What is of concern to me is that fact that this bill presents an impermissible intrusion into a parent's right to bring up their minor children according to the precepts of their particular faith without intervention by the government. The issue of gender identity is integrally tied to foundational religious beliefs affecting a majority of Americans - Beliefs which must be respected and over which the state cannot constitutionally intrude, irrespective of popular opinion to the contrary.

In light of this legislation, it would appear that mental health care professionals who are devout Muslims, Jews, or Christians are now at a crossroads in terms of reconciling their professions with their respective faiths. Licensed School teachers are sure to follow if they work in a school, public, private, or parochial, "licensed" by the State of New Jersey. This is a matter of a person's right to hold to their religious convictions and to impose the same onto their children, convictions held sacrosanct for thousands of years.

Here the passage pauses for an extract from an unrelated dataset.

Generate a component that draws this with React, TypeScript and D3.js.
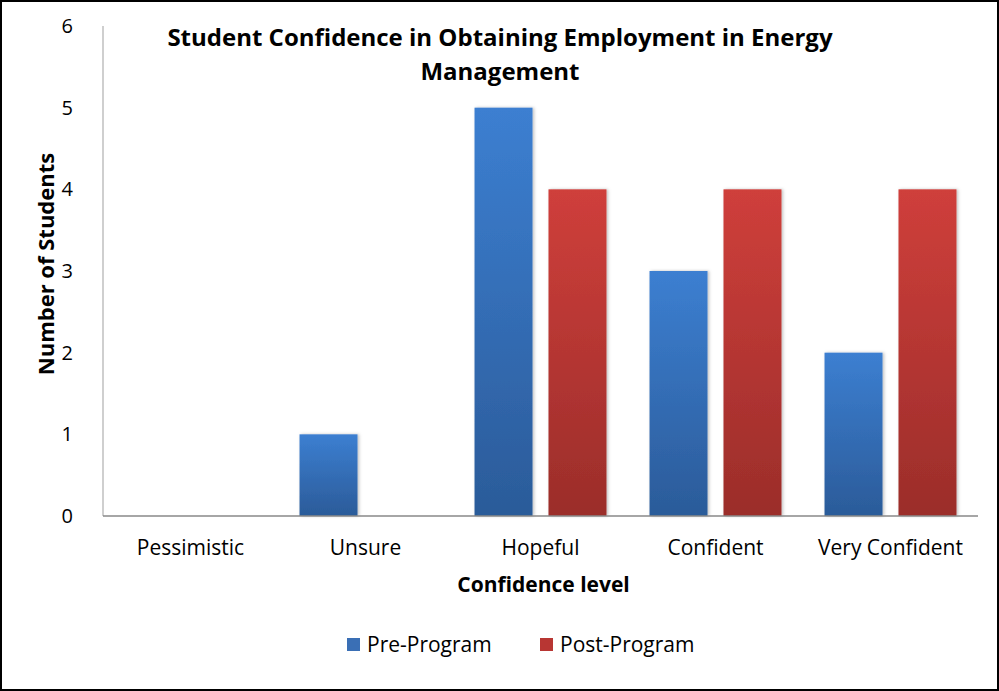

To summarily dismiss and to publicly disparage and ridicule the views of millions of decent, law-abiding Americans who happen to hold to strong religious convictions on a particular matter of great moral controversy, and to now legislatively force a particular secular view into how parents choose to care for their children's psychological/psychiatric health, is simply both "un-American" and unconstitutional.

The practice in many Christian churches in Germany during WWII was to sing louder so as to drown out the screams of millions of Jews as they were herded to their deaths in Nazi concentration camps on train tracks near church buildings. Singing louder did not save the life of one precious Jew. When it comes to enacting legislation that directly or indirectly affects our religious beliefs or the manner in which we choose to raise our children, we can either sing or fight. I would highly recommend that we learn from past mistakes. Though I would legally fight for the right of any person not be discriminated against in terms of housing, employment, etc., I would fight even more strongly for people to be able to practice their faith unimpeded by government, a right guaranteed by the First Amendment.